The UI layer directly depends upon AVCaptureSession
, which is seemingly where the business logic for operating the camera belongs (well, some portions at least – you take a picture via the AVCapturePhotoOutput
attached to the session). This means that any changes in AVCaptureSession
, have the possibility of cascading down to your UI. And given that AVCaptureSession
depends on quite a few other things, its very possible that changes from those other bits-and-bobs will cascade downwards to the UI, despite the UI not directly depending on them.
Ultimately, the motivation for this is that I wanted to abstract away from all the above noise, and provide something simple and well-tested for the app I’m building. Its an example of building the API you want, rather than settling for the API thats been given to you.
A peak behind the curtain
Below, I’ll go over some of the architectural decisions around the Camera
module.
Building from the outside in
I started out by drawing out the boundary line around the module. I knew I ultimately wanted the following external features for the module (as mentioned above):
- Show a preview from your selected camera.
- List available cameras on your device.
- Set a camera to view the preview of/take a photo with.
- Take a picture.
- Set the file format of the picture you’re taking.
This allowed me to start designing the interface of the module. As of the time of writing, this looks like the below in the Camera
protocol (which can be found here):
public protocol Camera {
var previewView: UIView { get }
var availableDevices: [Device] { get }
func start(completion: @MainActor @escaping () -> ())
func set(_ cameraId: String) throws
func takePhoto(with settings: CameraSettings, completion: @escaping (Result<Data, PhotoCaptureError>) -> ())
}
CameraSession
and CameraController
These are the two main interfaces used internally within the module.
-
CameraSession
is used to represent the state of the camera. For instance, its able to provide a list of cameras that we’re able to use, and then is able to hold onto the camera that we’ve selected from that list. -
CameraController
aims to represent some of the actions we might want to do with the camera. For the moment, thats just the ability to take a photo, but moving forward, it also might include some other actions like taking a video, or perhaps turning on the flash.

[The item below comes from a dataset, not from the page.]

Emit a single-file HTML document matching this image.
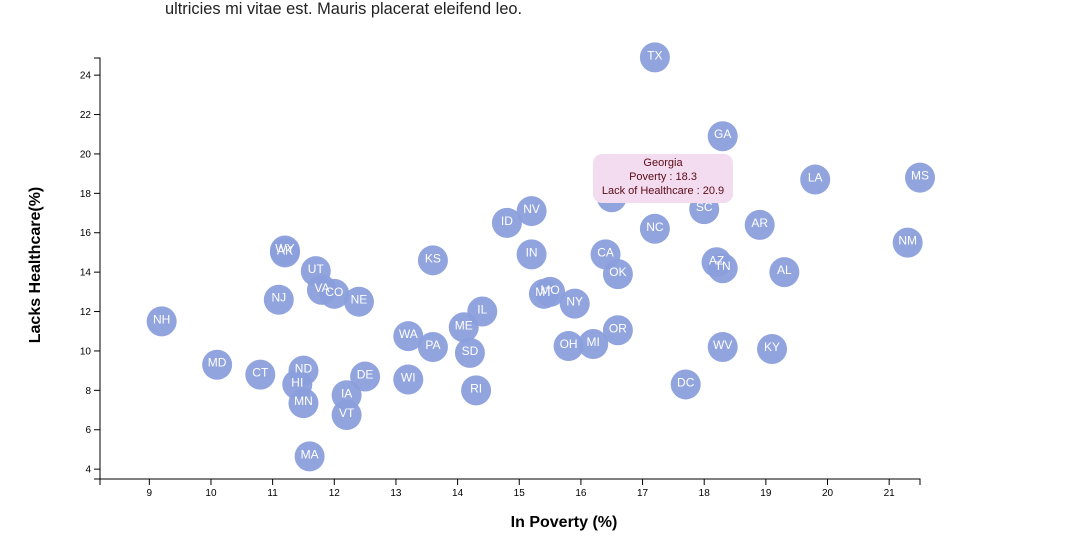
<!DOCTYPE html>
<html><head><meta charset="utf-8"><style>
body{margin:0;background:#fff;width:1086px;height:556px;overflow:hidden;font-family:"Liberation Sans",sans-serif;}
#intro{position:absolute;left:165px;top:0px;font-size:16.4px;color:#222;}
#tip{position:absolute;left:593px;top:154px;width:140px;height:49px;background:#f3dcf0;border-radius:9px;color:#5a0a14;font-size:11px;text-align:center;line-height:14px;padding-top:2px;box-sizing:border-box;}
</style></head><body>
<div id="intro">ultricies mi vitae est. Mauris placerat eleifend leo.</div>
<svg id="chart" width="1086" height="556" style="position:absolute;left:0;top:-7px"></svg>
<div id="tip">Georgia<br>Poverty : 18.3<br>Lack of Healthcare : 20.9</div>
<script>
const abbrs=["TX","GA","LA","MS","FL","NV","ID","SC","NC","AR","NM","WY","AK","KS","IN","CA","OK","AZ","TN","AL","UT","VA","CO","NJ","NE","NH","MT","MO","NY","IL","ME","WA","PA","SD","OH","MI","OR","WV","KY","MD","CT","ND","HI","MN","DE","IA","VT","WI","RI","DC","MA"];
const poverty=[17.2,18.3,19.8,21.5,16.5,15.2,14.8,18.0,17.2,18.9,21.3,11.2,11.2,13.6,15.2,16.4,16.6,18.2,18.3,19.3,11.7,11.8,12.0,11.1,12.4,9.2,15.4,15.5,15.9,14.4,14.1,13.2,13.6,14.2,15.8,16.2,16.6,18.3,19.1,10.1,10.8,11.5,11.4,11.5,12.5,12.2,12.2,13.2,14.3,17.7,11.6];
const healthcare=[24.9,20.9,18.7,18.8,17.8,17.1,16.5,17.2,16.2,16.4,15.5,15.1,15.0,14.6,14.9,14.9,13.9,14.5,14.2,14.0,14.05,13.1,12.9,12.6,12.5,11.5,12.9,13.0,12.4,12.0,11.2,10.75,10.2,9.9,10.25,10.35,11.05,10.2,10.1,9.3,8.8,9.0,8.3,7.35,8.7,7.75,6.75,8.55,8.0,8.3,4.65];
const xTicks=[9,10,11,12,13,14,15,16,17,18,19,20,21];
const yTicks=[4,6,8,10,12,14,16,18,20,22,24];
const NS="http://www.w3.org/2000/svg";
const svg=document.getElementById('chart');
const X0=100,X1=920,Y0=486,Y1=65;
const xMin=8.2,xMax=21.5,yMin=3.5,yMax=24.87;
const xs=v=>X0+(v-xMin)/(xMax-xMin)*(X1-X0);
const ys=v=>Y0-(v-yMin)/(yMax-yMin)*(Y0-Y1);
function mk(t,a,p){const e=document.createElementNS(NS,t);for(const k in a)e.setAttribute(k,a[k]);(p||svg).appendChild(e);return e;}
const xa=mk('g',{});


mk('path',{d:`M${X0},${Y0+6}V${Y0}H${X1}V${Y0+6}`,stroke:'#000',fill:'none'},xa);
xTicks.forEach(t=>{const x=xs(t);mk('line',{x1:x,x2:x,y1:Y0,y2:Y0+6,stroke:'#000'},xa);
const tx=mk('text',{x:x,y:Y0+17,'font-size':10,'text-anchor':'middle'},xa);tx.textContent=t;

});
const ya=mk('g',{});


mk('path',{d:`M${X0-6},${Y1}H${X0}V${Y0}H${X0-6}`,stroke:'#000',fill:'none'},ya);
yTicks.forEach(t=>{const y=ys(t);mk('line',{x1:X0-6,x2:X0,y1:y,y2:y,stroke:'#000'},ya);
const tx=mk('text',{x:X0-9,y:y+3.5,'font-size':10,'text-anchor':'end'},ya);tx.textContent=t;

});
const xt=mk('text',{x:564,y:534,'font-size':16,'font-weight':'bold','text-anchor':'middle'});xt.textContent='In Poverty (%)';


const yt=mk('text',{x:0,y:0,'font-size':16,'font-weight':'bold','text-anchor':'middle',transform:'translate(40,272) rotate(-90)'});yt.textContent='Lacks Healthcare(%)';


abbrs.forEach((a,i)=>{const cx=xs(poverty[i]),cy=ys(healthcare[i]);
const c=mk('circle',{cx:cx,cy:cy,r:15,fill:'#8b9fdc',opacity:0.95});

});
abbrs.forEach((a,i)=>{const cx=xs(poverty[i]),cy=ys(healthcare[i]);
const t=mk('text',{x:cx,y:cy+2,'font-size':12,fill:'#fff','text-anchor':'middle'});t.textContent=a;

});
</script>
</body></html>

The underlying technology, in this case we used objects from AVFoundation
, is then wrapped around both the CameraController
and CameraSession
interface where appropriate. We’re using the Dependency Inversion principle here. The theory being we can have any technology backing these two interfaces, and nothing consuming them would need to change, pushing AVFoundation
to just an implementation detail of the Camera
module.
When we need to pass data to these interfaces, we pass domain data models modeled around the Camera
module, and the concrete implementations of the interfaces then adapt to AVFoundation
objects as required. We do this so the module doesn’t have AVFoundation
coupling running through it.
In our tests, we test up until these two interfaces, and spy on them to make sure we’re passing through the correct information.
Use Cases
We then relying on use cases to back the core functionality that we’ve set out above in our API. We’ll have a post up explaining use cases in more detail in the future.
These use cases typically depend on the above CameraController
and CameraSession
(either one or both of them). These use cases then contain the business logic of the interactions with those interfaces. They also provide a way of neatly documenting the capabilities of the system for those just glancing at the folder directory.

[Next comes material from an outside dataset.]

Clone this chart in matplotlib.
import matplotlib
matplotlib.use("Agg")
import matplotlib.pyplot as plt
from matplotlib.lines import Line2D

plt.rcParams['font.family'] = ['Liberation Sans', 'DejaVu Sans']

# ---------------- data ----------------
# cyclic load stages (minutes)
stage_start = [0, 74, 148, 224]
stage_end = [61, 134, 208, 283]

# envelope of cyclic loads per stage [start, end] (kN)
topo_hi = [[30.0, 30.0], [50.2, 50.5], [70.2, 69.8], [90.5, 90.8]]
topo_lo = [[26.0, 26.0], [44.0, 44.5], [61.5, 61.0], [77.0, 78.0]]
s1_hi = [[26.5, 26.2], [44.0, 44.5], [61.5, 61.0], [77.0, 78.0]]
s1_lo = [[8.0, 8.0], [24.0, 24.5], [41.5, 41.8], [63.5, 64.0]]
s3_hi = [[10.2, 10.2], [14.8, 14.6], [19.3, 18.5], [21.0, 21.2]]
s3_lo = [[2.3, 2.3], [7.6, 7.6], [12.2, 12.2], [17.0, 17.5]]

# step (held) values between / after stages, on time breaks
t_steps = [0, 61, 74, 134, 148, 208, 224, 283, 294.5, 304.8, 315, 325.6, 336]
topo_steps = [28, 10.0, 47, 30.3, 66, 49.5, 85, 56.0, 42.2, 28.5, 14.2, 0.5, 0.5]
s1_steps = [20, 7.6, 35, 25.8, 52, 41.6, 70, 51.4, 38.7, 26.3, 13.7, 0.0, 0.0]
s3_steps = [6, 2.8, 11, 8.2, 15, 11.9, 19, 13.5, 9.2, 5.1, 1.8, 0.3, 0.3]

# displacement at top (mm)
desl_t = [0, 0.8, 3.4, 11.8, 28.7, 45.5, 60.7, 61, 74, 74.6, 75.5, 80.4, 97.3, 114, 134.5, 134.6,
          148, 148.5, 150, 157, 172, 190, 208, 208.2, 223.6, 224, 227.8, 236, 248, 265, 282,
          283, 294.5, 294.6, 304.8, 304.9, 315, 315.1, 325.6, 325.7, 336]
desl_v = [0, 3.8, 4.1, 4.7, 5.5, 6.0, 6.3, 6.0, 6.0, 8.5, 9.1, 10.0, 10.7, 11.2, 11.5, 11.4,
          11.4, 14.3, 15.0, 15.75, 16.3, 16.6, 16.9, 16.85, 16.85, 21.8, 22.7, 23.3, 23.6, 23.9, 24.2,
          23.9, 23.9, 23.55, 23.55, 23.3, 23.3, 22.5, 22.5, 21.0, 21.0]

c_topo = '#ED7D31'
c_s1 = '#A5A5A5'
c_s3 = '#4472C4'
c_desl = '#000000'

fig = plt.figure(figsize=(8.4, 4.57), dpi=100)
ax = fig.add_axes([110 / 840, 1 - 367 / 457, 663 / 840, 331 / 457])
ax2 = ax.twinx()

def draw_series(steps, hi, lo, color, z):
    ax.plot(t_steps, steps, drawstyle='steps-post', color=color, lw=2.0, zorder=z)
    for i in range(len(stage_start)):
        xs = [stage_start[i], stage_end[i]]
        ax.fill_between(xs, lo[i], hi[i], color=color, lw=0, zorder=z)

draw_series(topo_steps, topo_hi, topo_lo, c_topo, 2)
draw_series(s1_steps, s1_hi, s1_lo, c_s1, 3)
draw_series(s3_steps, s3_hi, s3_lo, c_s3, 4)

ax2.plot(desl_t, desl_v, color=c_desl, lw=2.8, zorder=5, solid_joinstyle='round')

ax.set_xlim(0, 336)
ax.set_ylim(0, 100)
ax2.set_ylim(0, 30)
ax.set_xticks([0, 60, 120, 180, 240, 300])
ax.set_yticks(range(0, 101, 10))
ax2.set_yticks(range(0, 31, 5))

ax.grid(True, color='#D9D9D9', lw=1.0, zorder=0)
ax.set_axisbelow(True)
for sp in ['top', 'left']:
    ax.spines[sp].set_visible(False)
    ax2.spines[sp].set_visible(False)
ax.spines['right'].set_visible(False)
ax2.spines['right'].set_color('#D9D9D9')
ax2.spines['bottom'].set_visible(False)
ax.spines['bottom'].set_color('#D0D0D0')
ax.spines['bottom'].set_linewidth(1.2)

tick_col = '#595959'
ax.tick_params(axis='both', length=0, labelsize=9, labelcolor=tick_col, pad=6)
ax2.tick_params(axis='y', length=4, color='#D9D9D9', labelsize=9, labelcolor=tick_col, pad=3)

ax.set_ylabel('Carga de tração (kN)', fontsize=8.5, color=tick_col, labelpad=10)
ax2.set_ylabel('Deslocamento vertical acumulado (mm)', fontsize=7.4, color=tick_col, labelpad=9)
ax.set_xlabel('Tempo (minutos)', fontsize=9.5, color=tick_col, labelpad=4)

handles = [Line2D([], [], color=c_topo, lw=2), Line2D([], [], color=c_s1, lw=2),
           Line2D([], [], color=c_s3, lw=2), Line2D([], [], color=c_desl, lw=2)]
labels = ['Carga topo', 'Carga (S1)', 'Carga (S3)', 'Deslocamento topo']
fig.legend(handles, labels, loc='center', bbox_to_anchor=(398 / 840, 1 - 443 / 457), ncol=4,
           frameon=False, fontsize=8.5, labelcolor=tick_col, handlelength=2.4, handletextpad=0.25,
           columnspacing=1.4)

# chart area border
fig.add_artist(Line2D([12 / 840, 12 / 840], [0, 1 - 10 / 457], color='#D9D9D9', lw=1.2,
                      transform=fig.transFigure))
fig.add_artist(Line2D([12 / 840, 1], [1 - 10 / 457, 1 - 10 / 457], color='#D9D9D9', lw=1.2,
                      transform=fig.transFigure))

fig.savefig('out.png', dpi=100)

Lets take a further look at this using the TakePhotoUseCase
as the example.
TakePhotoUseCase implementation
Our TakePhotoUseCase
ends up backing the takePhoto()
feature of our API. It sets out to do as the class describes – take a photo using our Camera system.
Initialization
To set up our use case, we pass in two interfaces – CameraController
and CameraSession
.
private let controller: CameraController
private let session: CameraSesion
init(controller: CameraController,
session: CameraSesion) {
self.controller = controller
self.session = session
}
The meat
Using tests, we then build up the business logic of when to take a photo, and when to provide the consumer with information about an error if something is not setup as expected. The business logic interacts with the injected abstractions as the code below shows (I’m not particularly keen with the number of if
‘s here, but will sort that in a future commit!):.

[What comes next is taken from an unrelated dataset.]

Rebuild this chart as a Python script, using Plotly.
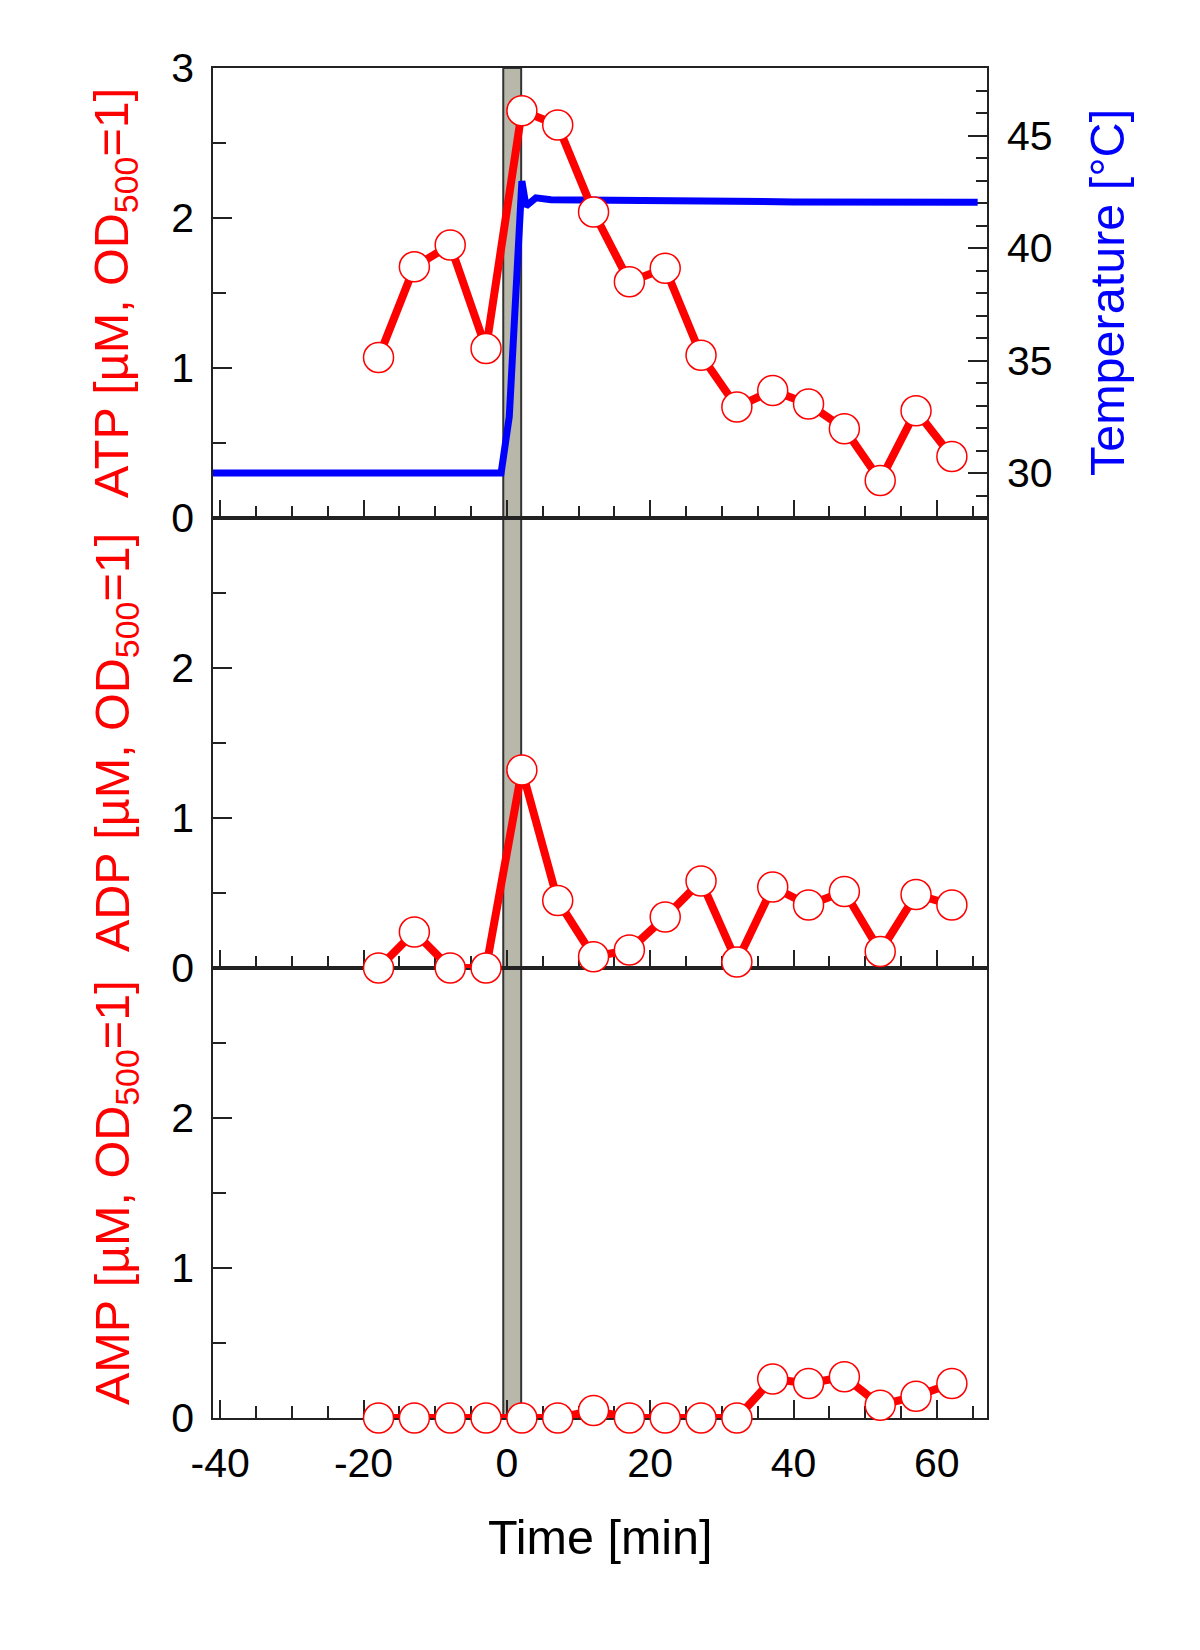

func takePhoto(with settings: CameraSettings, completion: @escaping (Result<Data, PhotoCaptureError>) -> ()) {
if !session.hasCamera {
completion(.failure(PhotoCaptureError.noCameraSet))
return
}
if session.hasStarted {
captureHandler.set(completion)
controller.takePhoto(with: settings, handler: captureHandler)
} else {
completion(.failure(.cameraNotStarted))
}
}
The long and short of this is:
- If the session hasn’t been provided with a camera, we return a failure.
- If the camera hasn’t started, we return a failure.
- If the above criteria has been met, we attempt to take a photo.
Testing
The other neat thing about use cases is they provide a great starting point for your tests. You’re able to build tests around a full suite of functionality, from the start to the end. In this example, it means we can build a test suit that start from the API (DefaultCamera
), right up until mocks of the CameraController
and CameraSession
interfaces.

Most of the tests in this project revolve around testing the functionality of the use cases, and are divided up as such.
The end result
The end result of all this is that instead of the consumer of the module having to piece together a load of puzzle pieces to build out a camera in their app, they’re able to grab onto a single object that contains everything they need to interface with the Camera
module. A camera can be set up, with a preview shown on screen, with the below code:
let camera = CameraFactory.make()
let selectedDevice = camera.availableDevices.randomElement()
let view = camera.previewView
do {
try camera.set(camera!.id)
} catch let error {
print(error)
}
view.addSubview(view)
camera.start {
// do stuff here
}
And once the setup is complete, you’re able to take a photo with the below:
camera.takePhoto(with: CameraSettings(fileType: .jpeg)) { result in
switch result {
case .success(let data):
let image = UIImage(data: data)
break
case .failure(let error):
break
}
}
Conclusion
I hope this proved to be an interesting little look at the design of this framework. It attempts to follow a lot of Clean Architecture principles, in order to build something testable and decoupled from the the currently chosen technology detail.